Müslümanların muhtaç oldukları inkılabın ruhunda derin şüpheler taşıyan modernistlerle olmayacağı, “Allah Rasûlü’nün mukaddes ayak izleriyle açılmış yolu bulmak.” (İdeolocya Örgüsü, 112) anlamına gelen İslâm inkılabının ancak “Şeriat, tasavvuf ve bunların hikmetlerine nüfuz ehliyetinde şahsi ruh ve akıl” (İdeolocya Örgüsü, 164) cephelerine sahip “derin ve gerçek Müslümanların” eliyle gerçekleşebileceği açıktır.
Üstad, inkılabı doğru tanımlayamayan ve bu yüzden liyakatsiz ellerden inkılabın zuhûrunu bekleyen yığınları irşad edebilmek ve onları gerçek inkılabın bağlıları arasına katabilmek için “Doğru Yolun Sapık Kolları”nı telif etti. Kur’an-ı Kerîm’in on dört asırdır doğru anlaşılamadığını iddia eden ve bu iddiayla Peygamber’in de Kur’an-ı Kerîm’i anlayamadığı hezeyanında bulunan sözde tefsircilerin (!) denize düşenlerin kurtulmak için kendilerine sarıldıkları “yılanlar” olduklarını, boğulmaktan kurtulmayı bekleyen insanları, denizden evvel zehirleriyle onların öldürdüğünü anlattı. Agâh olmaya davet etti.
Üstad, gerçek İslâm inkılabını temsil etme liyakatini göremediği hareketleri, müşahhas bir şekilde teşhir etmekten de geri durmadı. Aklı ön plana çıkaran Afgani, Abduh, Reşid Rıza, Muhammed Şeltut, Meraği, Ferit Vecdi gibi isimlerle bilinen Mısır Mektebi’ni, gelenekçi olmakla birlikte modern çizgilerin baskın olarak görüldüğü Pakistan Mektebi’ni tahlil ve tenkit etti. Üstad’a göre bütün bu “Başıboş ictihad davranışlarının, her türlü reformcuların, her nevi ruh ve mana zedeleyicilerinin doğrudan doğruya ya da dolaylı olarak ilk muharriki İbn Teymiyye”dir. (Doğru Yolun Sapık Kolları, 108)
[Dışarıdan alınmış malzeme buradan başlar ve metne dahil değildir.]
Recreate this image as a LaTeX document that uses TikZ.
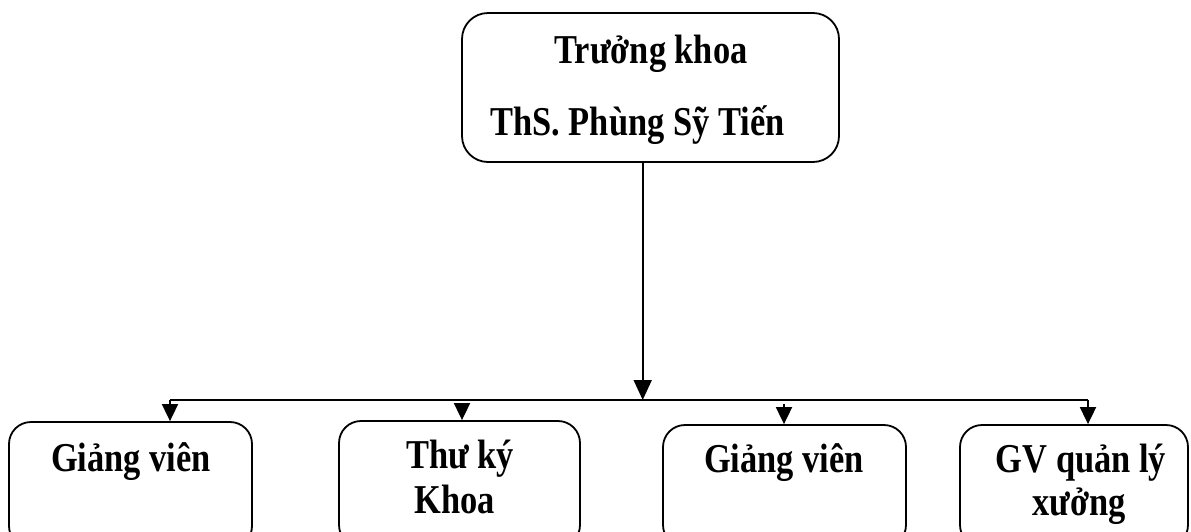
\documentclass[tikz,border=0pt]{standalone}
\usepackage{fontspec}
\setmainfont{Liberation Serif}[FakeStretch=0.84]
\usetikzlibrary{arrows.meta}
\begin{document}
\begin{tikzpicture}[x=1pt,y=-1pt,
  box/.style={draw, line width=1.8pt, rounded corners=22pt, inner sep=0pt},
  lbl/.style={anchor=base, inner sep=0pt, font=\fontsize{41}{48}\selectfont\bfseries},
  conn/.style={line width=1.8pt},
  arr/.style={line width=1.8pt, -{Triangle[width=16pt,length=17pt]}},
  bigarr/.style={line width=1.8pt, -{Triangle[width=18pt,length=20pt]}}]
\useasboundingbox (0,0) rectangle (1191,531);
\clip (0,0) rectangle (1191,531);
% boxes
\node[box, minimum width=377pt, minimum height=149pt, rounded corners=26pt] (top) at (650.5,87.5) {};
\node[box, minimum width=243pt, minimum height=126pt] (b1) at (130.5,485) {};
\node[box, minimum width=241pt, minimum height=126pt] (b2) at (459.5,484) {};
\node[box, minimum width=243pt, minimum height=122pt] (b3) at (784.5,486) {};
\node[box, minimum width=228pt, minimum height=122pt] (b4) at (1074,486) {};
% labels
\node[lbl] (t1) at (651,63) {Trưởng khoa};
\node[lbl] (t2) at (637.5,135) {ThS. Phùng Sỹ Tiến};
\node[lbl] (l1) at (131,471) {Giảng viên};
\node[lbl] (l2a) at (460,468) {Thư ký};
\node[lbl] (l2b) at (455,513) {Khoa};
\node[lbl] (l3) at (784,472) {Giảng viên};
\node[lbl] (l4a) at (1081,472) {GV quản lý};
\node[lbl] (l4b) at (1079,515) {xưởng};
% connectors
\coordinate (m) at (642.7,400);
\coordinate (j1) at (170,400);
\coordinate (j2) at (462,400);
\coordinate (j3) at (784,400);
\coordinate (j4) at (1088,400);
\coordinate (k2) at (462,404);
\coordinate (k3) at (784,404);
\draw[bigarr] (m |- top.south) -- (m);
\draw[conn] (j1) -- (j4);
\draw[arr] (j1) -- (j1 |- b1.north);
\draw[arr] (k2) -- (k2 |- b2.north);
\draw[arr] (k3) -- (k3 |- b3.north);
\draw[arr] (j4) -- (j4 |- b4.north);
\end{tikzpicture}
\end{document}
Bugün gelinen nokta itibariyle 70’li yılların kurtarıcıları olarak gösterilen hareketlerin misyonlarını tamamlayamadan silinip gittikleri görülmektedir. Bu durumda Üstad’ın, gerçek İslâm İnkılabının onlarla olmayacağını söylemesinin ne kadar isabetli bir tesbit olduğu ortadadır.
Üstad’ın, İbn Teymiyye yorumunun ilmi arka plan ve fikri derinlikten yoksun olduğunu iddia edenler şunu bilmeli ki bu hüküm her şeyden önce bir terkiptir. İlmi arka planı Ehl-i Sünnet ulemasına, fikri tahlili ise Üstad’a aittir. (İbn Teymiyye tahlilleri için bk. ihsansenocak.com)
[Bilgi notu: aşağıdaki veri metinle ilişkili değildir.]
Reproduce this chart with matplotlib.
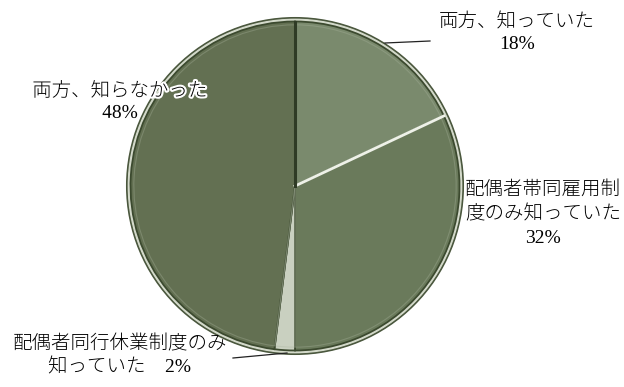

İbn Teymiyye, müstakil bir şahsiyet olarak ele alındığında Üstad’a ait hüküm ifrat olabilir. “Ondan müstakil bir şahsiyet olarak istifade edilebilir. Huz ma sefâ de’ma keder/Sahih olanı al problemli olanı bırak” denilebilir. Fakat günümüzdeki her nevi kayıtsız/selefi hareketin doğrudan ya da dolaylı olarak İbn Teymiyye’ye aidiyeti düşünüldüğünde hükmün makuliyeti anlaşılacaktır. Hadisenin ideolojik yansımalarını tahlilden mahrum olanlar ne ona Harranlı diyen Muhammed Zahid Kevserî’yi anlayabilecek ne de ona “Şeyhulislam” diyerek kendilerini kör taklitten kurtulabilecektir.
Yeni eskiye bağlı olduğu ölçüde muteber ve anlaşılabilirdir. Aksi bir söz ya da ameliye bütünüyle sahibine aittir. Bu tür ameliyeleri İslâm’la ilişkilendirip “İslâmî çağdaşlaşma” gibi terkipler adı altında ifade etmek dini tahriftir. İslâm, İslâm’dır ve her şey en saf şekliyle sadece ondadır.